The term “internalized misogyny describes the sexist way women learn to view both themselves and other women. It’s a subconscious way of degrading yourself and other women based on sexist ideas of how women should act, dress or speak.

Recognizing our own internalized misogyny is essential to equality. Women must continue to support and empower each other which is impossible without empowering ourselves first.

What Does Internalized Misogyny Look Like?

In popular culture, “pick me” girls sabotage other girls’ interests, or brag about how much they are “not like other girls.” Carrie Underwood’s pop hit “Before He Cheats,” says “He’s probably buying her some fruity little drink cause she can’t shoot a whiskey.” Even one of my favorite artists, Taylor Swift, used similar lines in “Better Than Revenge” and “You Belong with Me.” “She wears short skirts, I wear t-shirts” and “she’s better known for the things that she does on the mattress” both call out another girl for being too sexual or girly.

However, some examples are more internal. My own inner monologue commenting on how “slutty” my clothes are one day, or how I’m speaking too much in discussion is internalized misogyny. As a child, I often felt frustrated when I wasn’t “tough” enough, preferring a spa night to camping in the muddy, mosquito-filled woods. I forced myself to hide my interest in politics to avoid emasculating men.

In a 2020 study, women reported that internalized misogyny had negatively affected their socialization, physical and mental health and experiences at work and school. Internalized misogyny in women is connected to increased belief in the rape myth, and women who accept these gender roles were found to place less blame on perpetrators of rape. It’s been linked to unhealthy body image and disordered eating.

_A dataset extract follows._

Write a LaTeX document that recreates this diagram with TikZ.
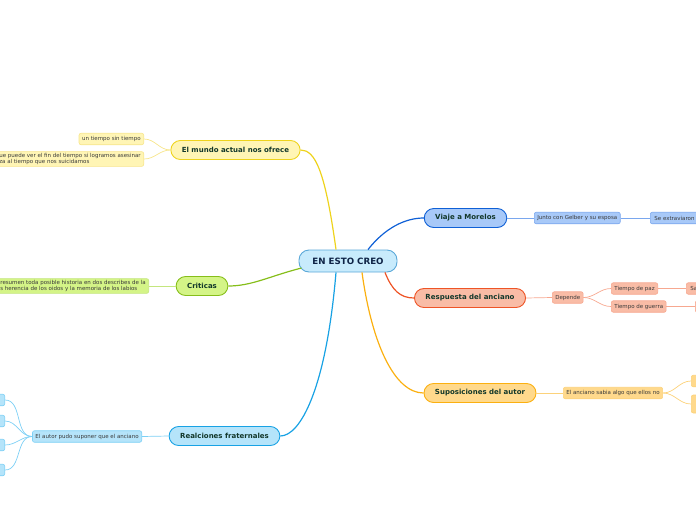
\documentclass[tikz,border=0pt]{standalone}
\usepackage{fontspec}
\setmainfont{DejaVu Sans}
\definecolor{rootfill}{HTML}{C8EBFC}
\definecolor{rootline}{HTML}{5AA8D8}
\definecolor{roottext}{HTML}{0E2346}
\definecolor{branchtext}{HTML}{12372A}
\definecolor{leaftext}{HTML}{3A3A3A}
\definecolor{yelfill}{HTML}{FFF5B5}
\definecolor{yelline}{HTML}{EED31C}
\definecolor{yeltwig}{HTML}{F7E58A}
\definecolor{grnfill}{HTML}{D4F487}
\definecolor{grnline}{HTML}{86BE1A}
\definecolor{grntwig}{HTML}{C4E67E}
\definecolor{lbfill}{HTML}{B5E4FA}
\definecolor{lbline}{HTML}{18A2E4}
\definecolor{lbtwig}{HTML}{7DD0F5}
\definecolor{dbfill}{HTML}{A8C9F8}
\definecolor{dbline}{HTML}{0F60D6}
\definecolor{dbtwig}{HTML}{7AA7EE}
\definecolor{redfill}{HTML}{F9BCA6}
\definecolor{redline}{HTML}{EE5426}
\definecolor{redtwig}{HTML}{F7A890}
\definecolor{orfill}{HTML}{FFD98C}
\definecolor{orline}{HTML}{FBB010}
\definecolor{ortwig}{HTML}{FCD27A}
\begin{document}
\begin{tikzpicture}[x=1pt, y=-1pt,
    root/.style={draw=rootline, fill=rootfill, rounded corners=10pt, line width=0.9pt,
                 minimum width=98pt, minimum height=22pt, text=roottext,
                 font=\fontsize{8.7}{10}\selectfont\bfseries},
    branch/.style={rounded corners=9.5pt, line width=0.9pt, minimum height=19pt,
                   inner xsep=11pt, text=branchtext, font=\fontsize{7}{8}\selectfont\bfseries},
    leaf/.style={rounded corners=2pt, line width=0.6pt, minimum height=11.5pt,
                 inner xsep=3pt, inner ysep=1.5pt, text=leaftext, align=left,
                 font=\fontsize{5.5}{6.4}\selectfont},
    main/.style={line width=1.2pt},
    twig/.style={line width=0.7pt}
]
    \path[use as bounding box] (0,0) rectangle (696,520);
    \clip (0,0) rectangle (696,520);

    \node[root] (root) at (348,261) {EN ESTO CREO};

    \node[branch, draw=yelline, fill=yelfill] (mundo) at (235.5,150) {El mundo actual nos ofrece};
    \node[branch, draw=grnline, fill=grnfill] (crit) at (202,286) {Criticas};
    \node[branch, draw=lbline, fill=lbfill] (frat) at (224.5,436) {Realciones fraternales};
    \node[branch, draw=dbline, fill=dbfill] (viaje) at (465.5,218) {Viaje a Morelos};
    \node[branch, draw=redline, fill=redfill] (resp) at (470,298) {Respuesta del anciano};
    \node[branch, draw=orline, fill=orfill] (supo) at (480,393) {Suposiciones del autor};

    \node[leaf, draw=yeltwig, fill=yelfill, anchor=east] (sintiempo) at (144,139) {un tiempo sin tiempo};
    \node[leaf, draw=yeltwig, fill=yelfill, anchor=east] (finitiempo) at (144,159) {ue puede ver el fin del tiempo si logramos asesinar\\za al tiempo que nos suicidamos};
    \node[leaf, draw=grntwig, fill=grnfill, anchor=east] (resumen) at (149,286) {resumen toda posible historia en dos describes de la\\s herencia de los oidos y la memoria de los labios};
    \node[leaf, draw=lbtwig, fill=lbfill, anchor=east] (autor) at (142,436.5) {El autor pudo suponer que el anciano};
    \node[leaf, draw=lbtwig, fill=lbfill, anchor=east, minimum width=30pt] (sup1) at (5,400) {};
    \node[leaf, draw=lbtwig, fill=lbfill, anchor=east, minimum width=30pt] (sup2) at (5,421) {};
    \node[leaf, draw=lbtwig, fill=lbfill, anchor=east, minimum width=30pt] (sup3) at (5,445) {};
    \node[leaf, draw=lbtwig, fill=lbfill, anchor=east, minimum width=30pt] (sup4) at (5,470) {};

    \node[leaf, draw=dbtwig, fill=dbfill, anchor=west] (junto) at (534,218) {Junto con Gelber y su esposa};
    \node[leaf, draw=dbtwig, fill=dbfill, anchor=west, minimum width=60pt, text width=52pt] (extrav) at (650,218) {Se extraviaron};

    \node[leaf, draw=redtwig, fill=redfill, anchor=west] (depende) at (552,297.5) {Depende};
    \node[leaf, draw=redtwig, fill=redfill, anchor=west] (paz) at (611,288.5) {Tiempo de paz};
    \node[leaf, draw=redtwig, fill=redfill, anchor=west] (guerra) at (611,306.5) {Tiempo de guerra};
    \node[leaf, draw=redtwig, fill=redfill, anchor=west, minimum width=40pt, text width=32pt] (pazsig) at (686,288.5) {Sa};
    \node[leaf, draw=redtwig, fill=redfill, anchor=west, minimum width=40pt] (guerrasig) at (695,306.5) {};

    \node[leaf, draw=ortwig, fill=orfill, anchor=west] (sabia) at (563,393) {El anciano sabia algo que ellos no};
    \node[leaf, draw=ortwig, fill=orfill, anchor=west, minimum width=40pt] (sabia1) at (691,381) {};
    \node[leaf, draw=ortwig, fill=orfill, anchor=west, minimum width=40pt, minimum height=18pt] (sabia2) at (691,404) {};

    \draw[main, yelline] ([xshift=-12pt]root.north) .. controls (325,170) and (315,150) .. (mundo.east);
    \draw[main, grnline] ([xshift=3pt,yshift=-7pt]root.west) .. controls (270,276) and (252,286) .. (crit.east);
    \draw[main, lbline] ([xshift=-12pt]root.south) .. controls (326,390) and (300,436) .. (frat.east);
    \draw[main, dbline] ([xshift=20pt]root.north) .. controls (385,228) and (405,218) .. (viaje.west);
    \draw[main, redline] ([xshift=37pt]root.south) .. controls (392,290) and (400,298) .. (resp.west);
    \draw[main, orline] ([xshift=14pt]root.south) .. controls (372,345) and (395,393) .. (supo.west);

    \draw[twig, yeltwig] (mundo.west) to[out=180, in=0] (sintiempo.east);
    \draw[twig, yeltwig] (mundo.west) to[out=180, in=0] (finitiempo.east);
    \draw[twig, grntwig] (crit.west) -- (resumen.east);
    \draw[twig, lbtwig] (frat.west) -- (autor.east);
    \foreach \s in {sup1, sup2, sup3, sup4}
        \draw[twig, lbtwig] (autor.west) to[out=180, in=0] (\s.east);
    \draw[twig, dbtwig] (viaje.east) -- (junto.west);
    \draw[twig, dbtwig] (junto.east) -- (extrav.west);
    \draw[twig, redtwig] (resp.east) -- (depende.west);
    \draw[twig, redtwig] (depende.east) to[out=0, in=180] (paz.west);
    \draw[twig, redtwig] (depende.east) to[out=0, in=180] (guerra.west);
    \draw[twig, redtwig] (paz.east) -- (pazsig.west);
    \draw[twig, redtwig] (guerra.east) -- (guerrasig.west);
    \draw[twig, ortwig] (supo.east) -- (sabia.west);
    \draw[twig, ortwig] (sabia.east) to[out=0, in=180] (sabia1.west);
    \draw[twig, ortwig] (sabia.east) to[out=0, in=180] (sabia2.west);
\end{tikzpicture}
\end{document}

Demonizing Internalized Misogyny

It’s important to remember, however, that internalized misogyny is not reflective of who you are as a person. Even as a feminist, I have difficulty avoiding this involuntary phenomenon.

Misogyny surrounds us 24/7. It’s a constant presence in the media, not only in advertisements objectifying perfect female bodies but also in the high numbers of women who experience harassment online. Sexism exists in the workplace, in universities and at home. It isn’t surprising that women’s thoughts are affected by these pressures, so it is normal to experience internalized misogyny.

Addressing and Erasing

Noticing how it makes you feel when another woman puts you down, or comments on how you’re so “high-maintenance” can help you understand the effect of internalized misogyny. Pay attention to comments other women may make like “I prefer my guy friends because girls are too much drama.” These comments are used to separate yourself from negative stereotypes associated with women and bring down other women. Instead, we should be working against the same patriarchal systems that tear us down.

Rewiring your brain to not silently comment on how you and other women are acting is difficult. My best advice is to address those thoughts when they happen and correct yourself. Your clothes aren’t “slutty,” they’re clothes. Red nail polish does not mean you look like a sex worker, and it’s perfectly okay to prefer fruity drinks over beer. You do not need to be masculine to be a strong, confident woman.

Even if you aren’t a woman, it is likely you have internalized sexist views about women. If a peer says a sexist microaggression, notice and call it out. If you find yourself demonizing the color pink, challenge yourself to unpack why you could hate a color. Refuse to make femininity the enemy, and embrace the strengths and passions of different women in your life.

Without acknowledging and combating our own internalized misogyny, it is difficult to tear down the misogyny that is perpetrated by men. Internalized misogyny not only allows misogynistic behavior by men to be accepted but also increases the strain women face from everyday sexism. As women, we must work together to address our own involuntary acceptance of sexism to grasp a better view of what our world should look like. At the end of the day, let’s be proud to be like other girls.